Baker also played a leading role in historical commemoration in Saskatchewan. In 1955 he published some of his photographs in Bits of Saskatchewan in Color: Trails and Traces of Rupert’s Land and the North-West Territories as seen from 1940-1955. After retiring from the Wheat Pool in 1957 he served as the first president of the Saskatchewan History and Folklore Society until 1963. In that role, he left an enduring legacy by organizing an initiative to preserve and mark the historical North-West Mounted Police Patrol Trail from Wood Mountain to Fort Walsh, Saskatchewan. Baker died in April 1981 and is buried at Swift Current, Saskatchewan.

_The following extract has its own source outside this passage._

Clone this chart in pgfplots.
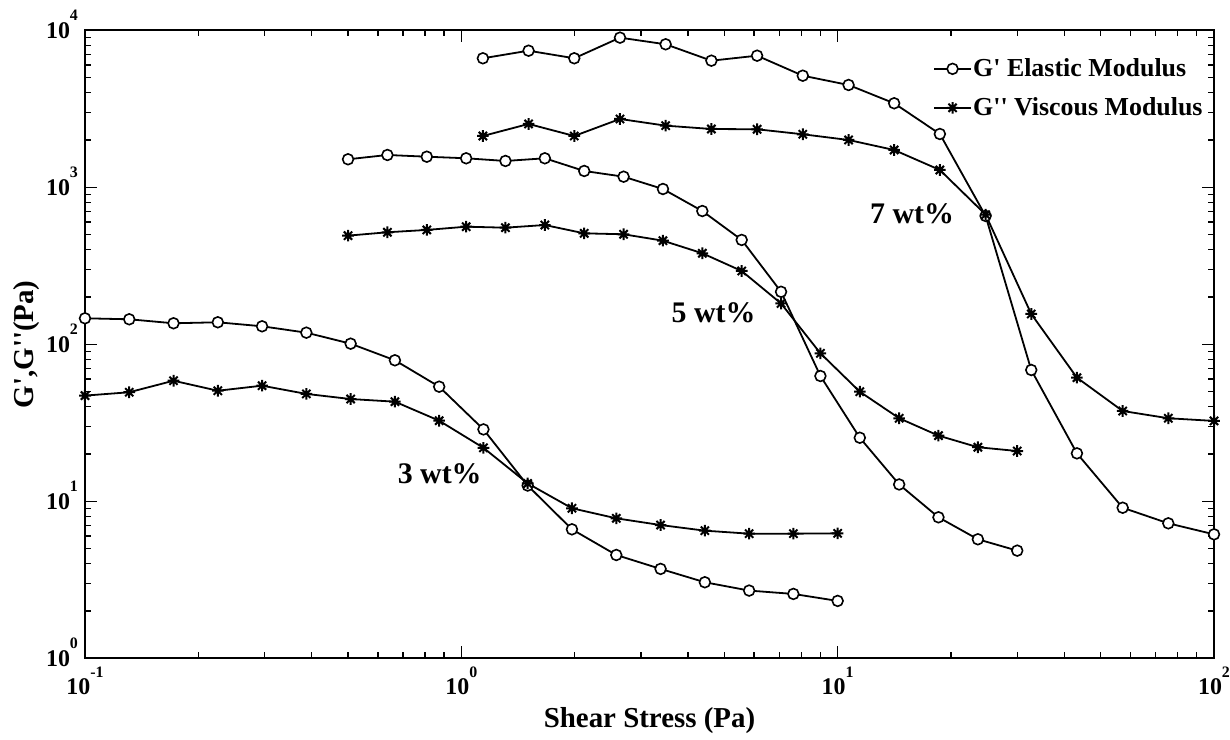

“Everett Baker was a master at capturing people and everyday life, whether it was farming, ranching, local communities, landscapes, or the people of Saskatchewan. His colour slides, carefully annotated with the names and places he photographed, are a rare glimpse into everyday life in our province. A consummate organizer, he championed the Co-operative movement, based on his belief that community collaboration was an essential way to improve the economic lives of Saskatchewan people. We are delighted that Mr. Baker is being recognized for his outstanding contributions."

Kristin Enns-Kavanagh
Executive Director, Saskatchewan History & Folklore Society and Ingrid Cazakoff, CEO, Heritage Saskatchewan, respectvely; co-nominators of the designation

This press backgrounder was prepared at the time of the Ministerial announcement in 2025.

The National Program of Historical Commemoration relies on the participation of Canadians in the identification of places, events and persons of national historic significance. Any member of the public can nominate a topic for consideration by the Historic Sites and Monuments Board of Canada.